Sunday, June 04, 2006

"This sucks, I'm leaving", I declared.

That’s a shame. Some nice Canadian boys mixed up in all that terror business. Probably gave themselves away, having 3 tons of ammonium nitrate delivered to a Mississauga apartment building. I’ve been to Mississauga, if a bomb went off you wouldn’t know the difference. But what caught my attention was this quote from Mike McDonnell, assistant commissioner of the RCMP:

"They represent the broad strata of our community. Some are students, some are employed, some are unemployed."

The cop defined the “broad strata of [the] community” by whether they had a job, or an excuse not to have a job. When I left Canada it was common for young men to greet each other by asking “are you working?”. My two stints in university were mainly because I could live better on a student loan than I could working. And because I had no clear focus, I now have a mish-mash of university credits which do not a degree make.

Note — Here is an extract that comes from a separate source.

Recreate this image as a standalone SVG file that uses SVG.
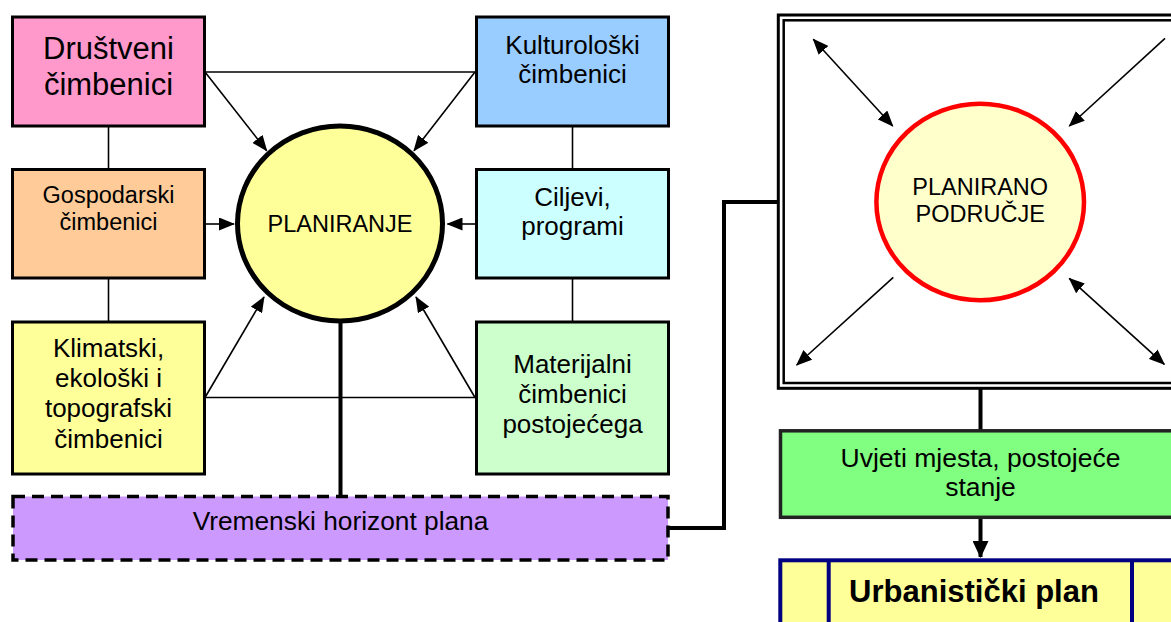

There was nothing for it but to run away to Australia to seek my fortune…

2 comments:

exile said...

i like the "i could live better off a student loan than a job"

SkookumJoe said...

Canada is consistently in the top 3 countries for standard of living, even higher than the states, but my generation happened to come along when all the mines, sawmills and other Big Industry were closing, but before the technology and tourism industries took off. Used to be you either went to college or took a good job in a sawmill. When I graduated there were no jobs and the universities were not yet offering much in computers except straight hard science degrees which I didn't have the math for. So I took philosophy and english and photography and psychology and whatever else looked fun, and didn't start too early. Eventually I went back and got my math and enrolled again for a science degree...but by then I was 30 and school sucked. So, as you do, I fucked off to Australia and so far that's working out good.